Por exemplo, a diferença que nos leva a supor falsidade pode ser justamente o que comprova a veracidade de uma escrita. Isso porque da mesma forma que não existem dois indivíduos exatamente iguais, também não há escritos traçados por diferentes mãos, com idêntica fisionomia. Escritas similares são como gêmeos: podem ter inúmeras características comuns, mas, com atenção, podem ser notadas singularidades. Ou seja, uma cópia idêntica é falsa, produzida, geralmente, por decalque ou digitalização.
Não se pode esquecer que em processos penais os magistrados só aceitam documentos originais como peças padrões. Cópias não são usadas como provas, porque são consideradas escritas indiretas, provenientes de processo artificial, portanto, seus resultados não são considerados conclusivos em exames periciais.
Apesar disso, grafotécnicos são capazes de fazer análise de fotocópias em casos onde não há acesso a documentos originais, mesmo havendo restrições. Por um lado, muitas características do escrito podem ser observadas em cópias, por outro lado, é preciso levar em consideração a qualidade da cópia e verificar possíveis alterações. No original, algumas mudanças são visíveis com microscópio ou iluminação ultravioleta, o que geralmente não ocorre em fotocópias.

Marcas indeléveis

Quando aprendemos a escrever, somos levados a reproduzir uma forma caligráfica comum, mas com a prática e nosso desenvolvimento pessoal, este modelo vai sendo deixado de lado e fatores como treino, habilidade artística, tônus muscular e maneirismos contribuem para a formação de uma escrita singular, enraizada à medida que nossa escrita vai se tornando um hábito automático.
Além disso, existem duas forças básicas que determinam nossa escrita: a vertical, ou seja, a pressão do instrumento escritor contra o suporte, e a horizontal, que nada mais é do que o movimento – retilíneo ou circular – do instrumento escritor sobre o suporte. Intensidade, direção e sentido estão relacionados a características individuais.
Entretanto, existe uma lei da escrita crucial para o trabalho dos especialistas que atuam nesta área. Segundo esta lei, cada um de nós possui uma gênese gráfica, impossível de ser alterada, inclusive por nós mesmos. Isso porque o formato das letras se faz a partir do movimento natural do cérebro, sem a interferência de tremores, paradas ou sobrecarga de tinta. Este movimento também está isento de divergências em relação à dinâmica, força de pressão ou progressão.
A grafotécnica detecta exatamente a unidade gráfica que é emitida pelo movimento involuntário do cérebro e que determina o movimento dos punhos. Tomando esta afirmação como verdadeira, é possível, então, descobrir um falsário, já que ele nunca conseguirá reproduzir, seja no todo, seja em parte, a gênese gráfica de outra pessoa.
Como afirma Robert Saudek, grafologista tcheco e fundador da Sociedade de Grafologia Profissional da Holanda, “ninguém é capaz de imitar, ao mesmo tempo, cinco elementos do grafismo: riqueza e variedade de formas, dimensão, enlaces, inclinação e pressão”.

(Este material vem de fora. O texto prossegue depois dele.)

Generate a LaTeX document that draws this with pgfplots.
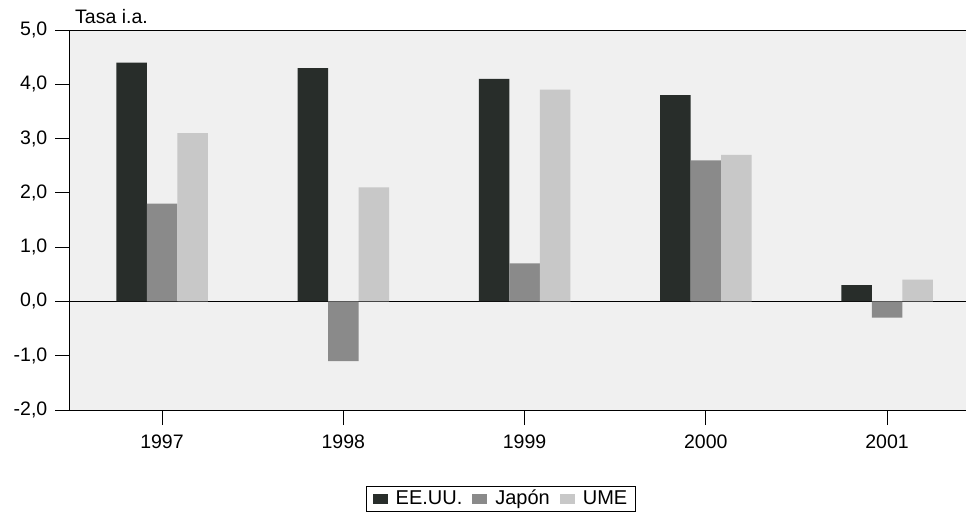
\documentclass[border=0pt]{standalone}
\usepackage{fontspec}
\setmainfont{Liberation Sans}
\usepackage{pgfplots}
\pgfplotsset{compat=1.18}
\definecolor{cUS}{HTML}{282D2A}
\definecolor{cJP}{HTML}{8A8A8A}
\definecolor{cUM}{HTML}{C8C8C8}
\pgfplotsset{
  legsq/.style={legend image code/.code={\fill[##1] (0pt,-5pt) rectangle (15pt,5pt);}}
}
\begin{document}
\fontsize{19.5}{23}\selectfont
\begin{tikzpicture}
\begin{axis}[
  at={(0pt,0pt)}, anchor=south west,
  scale only axis, width=906pt, height=380pt,
  xmin=1996.4924, xmax=2001.491, ymin=-2, ymax=5,
  clip=false,
  ybar=0pt, bar width=30.5pt,
  xtick={1997,1998,1999,2000,2001},
  xticklabels={1997,1998,1999,2000,2001},
  ytick={-2,-1,0,1,2,3,4,5},
  /pgf/number format/fixed, /pgf/number format/fixed zerofill,
  /pgf/number format/precision=1, /pgf/number format/use comma,
  /pgf/number format/assume math mode=true,
  tick align=outside, major tick length=15pt,
  tick style={black, line width=0.8pt},
  xtick pos=bottom, ytick pos=left,
  axis line style={black, line width=1pt},
  axis background/.style={fill=black!6},
  extra y ticks={0}, extra y tick labels={},
  extra y tick style={grid=major, major grid style={black, line width=1pt}},
  ticklabel style={font=\fontsize{19.5}{23}\selectfont},
  yticklabel style={xshift=-1pt},
  xticklabel style={yshift=-3pt},
  legend style={at={(axis description cs:0.4757,-0.2342)}, anchor=center,
    draw=black, line width=0.8pt, fill=white, inner xsep=6pt, inner ysep=1.5pt,
    font=\fontsize{20}{23}\selectfont,
    /tikz/every odd column/.append style={column sep=6pt},
    /tikz/every even column/.append style={column sep=8pt}},
  legend columns=3,
]
\addplot[fill=cUS, draw=none, legsq] coordinates {(1997,4.4) (1998,4.3) (1999,4.1) (2000,3.8) (2001,0.3)};
\addplot[fill=cJP, draw=none, legsq] coordinates {(1997,1.8) (1998,-1.1) (1999,0.7) (2000,2.6) (2001,-0.3)};
\addplot[fill=cUM, draw=none, legsq] coordinates {(1997,3.1) (1998,2.1) (1999,3.9) (2000,2.7) (2001,0.4)};
\legend{EE.UU., Japón, UME}
\node[anchor=south west, inner sep=0pt, xshift=5pt, yshift=6pt] at (rel axis cs:0,1) {Tasa i.a.};
\end{axis}
\pgfresetboundingbox
\useasboundingbox (-70pt,-104pt) rectangle (896pt,410pt);
\end{tikzpicture}
\end{document}
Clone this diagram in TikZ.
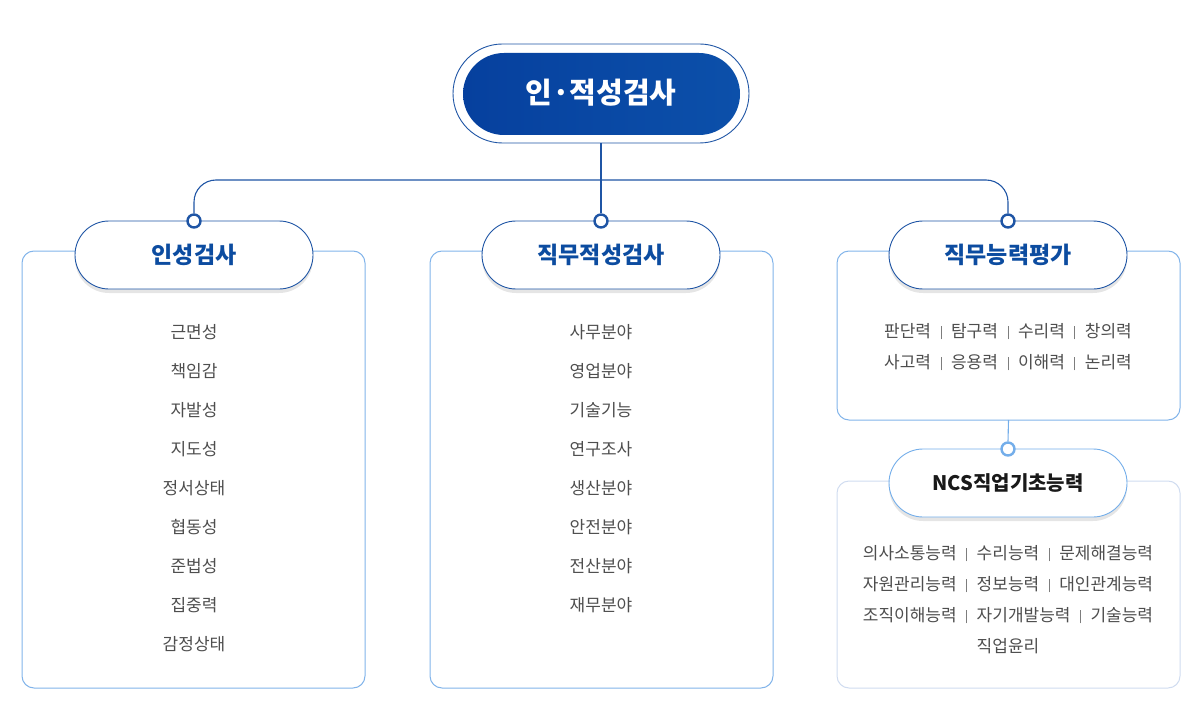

Teste seus conhecimentos acerca da escrita

Abaixo estão dois exemplos de estudos grafotécnicos. Veja se você é capaz de detectar falsidades da escrita.
A primeira assinatura é, comprovadamente, autêntica. A segunda é autêntica ou falsa?

Se duas assinaturas são exatamente iguais, uma pelo menos não é verdadeira.
Sendo a primeira original, a segunda é, portanto, falsa, produzida por decalque ou digitalizada.
Os dois textos a seguir foram produzidos pela mesma pessoa?

Apesar da direção e inclinação diversas, é possível reconhecer as mesmas características identificadoras da autoria, especialmente nas letras r, s, l, o e t.